### [GIVEN EXERCISE]
Please write out the lines of the data exactly, beginning with the first and ending with the line containing "plt.rcParams['font.family'] = ['Liberation"; leave the pictures behind.

[BEGIN GIVEN DATA]

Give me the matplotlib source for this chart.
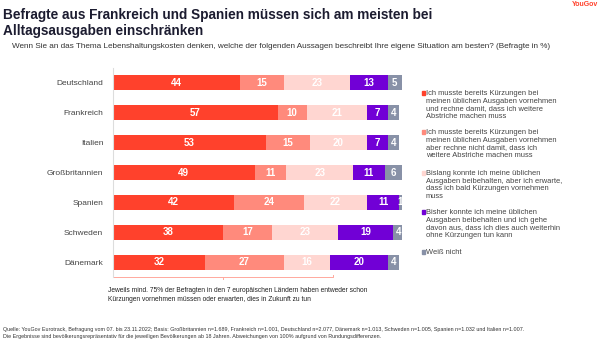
import matplotlib.pyplot as plt
import numpy as np

plt.rcParams['font.family'] = ['Liberation Sans', 'DejaVu Sans']

# Daten (Befragte in %)
laender = ['Deutschland', 'Frankreich', 'Italien', 'Großbritannien', 'Spanien', 'Schweden', 'Dänemark']
kuerzung_weitere = [44, 57, 53, 49, 42, 38, 32]
kuerzung_keine_weiteren = [15, 10, 15, 11, 24, 17, 27]
bald_kuerzung = [23, 21, 20, 23, 22, 23, 16]
ohne_kuerzung = [13, 7, 7, 11, 11, 19, 20]
weiss_nicht = [5, 4, 4, 6, 1, 4, 4]

legende = [
    'Ich musste bereits Kürzungen bei\nmeinen üblichen Ausgaben vornehmen\nund rechne damit, dass ich weitere\nAbstriche machen muss',
    'Ich musste bereits Kürzungen bei\nmeinen üblichen Ausgaben vornehmen\naber rechne nicht damit, dass ich\nweitere Abstriche machen muss',
    'Bislang konnte ich meine üblichen\nAusgaben beibehalten, aber ich erwarte,\ndass ich bald Kürzungen vornehmen\nmuss',
    'Bisher konnte ich meine üblichen\nAusgaben beibehalten und ich gehe\ndavon aus, dass ich dies auch weiterhin\nohne Kürzungen tun kann',
    'Weiß nicht',
]
farben = ['#ff412c', '#ff8a7c', '#ffd6d1', '#7100d6', '#8891a7']

serien = [kuerzung_weitere, kuerzung_keine_weiteren, bald_kuerzung, ohne_kuerzung, weiss_nicht]

W, H = 602, 342
fig = plt.figure(figsize=(W / 100, H / 100), dpi=100)

# Titel usw.
fig.text(3 / W, 1 - 8 / H, 'Befragte aus Frankreich und Spanien müssen sich am meisten bei\nAlltagsausgaben einschränken',
         fontsize=9.8, fontweight='bold', color='#1c1c30', va='top', ha='left', linespacing=1.15)
fig.text(598 / W, 1 - 5 / H, 'YouGov', fontsize=5, fontweight='bold', color='#ff412c', ha='right', va='center')
fig.text(12 / W, 1 - 47 / H,
         'Wenn Sie an das Thema Lebenshaltungskosten denken, welche der folgenden Aussagen beschreibt Ihre eigene Situation am besten? (Befragte in %)',
         fontsize=5.9, color='#333333', va='center', ha='left')

ax = fig.add_axes([113 / W, 1 - 277 / H, 289 / W, 209 / H])
y = np.arange(len(laender))
links = np.zeros(len(laender))
for i, (werte, farbe) in enumerate(zip(serien, farben)):
    werte = np.array(werte)
    ax.barh(y, werte, left=links, height=0.5, color=farbe, edgecolor='none')
    for yy, l, v in zip(y, links, werte):
        ax.text(l + v / 2, yy, str(v), ha='center', va='center', color='white',
                fontsize=7, fontweight='bold')
    links = links + werte

ax.set_xlim(0, 100)
ax.set_ylim(len(laender) - 0.5, -0.5)
ax.set_yticks(y)
ax.set_yticklabels(laender, fontsize=6, color='#444444')
ax.tick_params(axis='y', length=0, pad=7)
ax.set_xticks([])
for s in ['top', 'right', 'bottom']:
    ax.spines[s].set_visible(False)
ax.spines['left'].set_color('#dddddd')
ax.spines['left'].set_linewidth(0.8)

# Klammer unter den Balken: min. Summe der ersten drei Antworten
drei = np.array(kuerzung_weitere) + np.array(kuerzung_keine_weiteren) + np.array(bald_kuerzung)
ende = drei.min() + 1
yb = len(laender) - 0.5
ax.plot([0, 0, ende, ende], [yb - 0.06, yb, yb, yb - 0.06], color='#ffa99d', lw=0.7, clip_on=False)
ax.plot([ende / 2, ende / 2], [yb, yb + 0.06], color='#ffa99d', lw=0.7, clip_on=False)

# Legende
leg_y = [93, 132, 173, 212, 252]
for txt, farbe, py in zip(legende, farben, leg_y):
    fig.patches.append(plt.Rectangle((421.5 / W, 1 - (py + 1.6) / H), 3.2 / W, 3.2 / H,
                                     transform=fig.transFigure, color=farbe))
    fig.text(426 / W, 1 - (py - 3) / H, txt, fontsize=5.4, color='#444444', va='top', ha='left',
             linespacing=1.12)

fig.text(108 / W, 1 - 295 / H,
         'Jeweils mind. 75% der Befragten in den 7 europäischen Ländern haben entweder schon\nKürzungen vornehmen müssen oder erwarten, dies in Zukunft zu tun',
         fontsize=4.75, color='#222222', va='center', ha='left', linespacing=1.4)

fig.text(3 / W, 1 - 333 / H,
         'Quelle: YouGov Eurotrack, Befragung vom 07. bis 23.11.2022; Basis: Großbritannien n=1.689, Frankreich n=1.001, Deutschland n=2.077, Dänemark n=1.013, Schweden n=1.005, Spanien n=1.032 und Italien n=1.007.\n'
         'Die Ergebnisse sind bevölkerungsrepräsentativ für die jeweiligen Bevölkerungen ab 18 Jahren. Abweichungen von 100% aufgrund von Rundungsdifferenzen.',
         fontsize=3.9, color='#333333', va='center', ha='left', linespacing=1.3)

fig.savefig('out.png', dpi=100)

[END GIVEN DATA]

### [TASK SOLUTION]
Give me the matplotlib source for this chart.
import matplotlib.pyplot as plt
import numpy as np

plt.rcParams['font.family'] = ['Liberation Sans', 'DejaVu Sans']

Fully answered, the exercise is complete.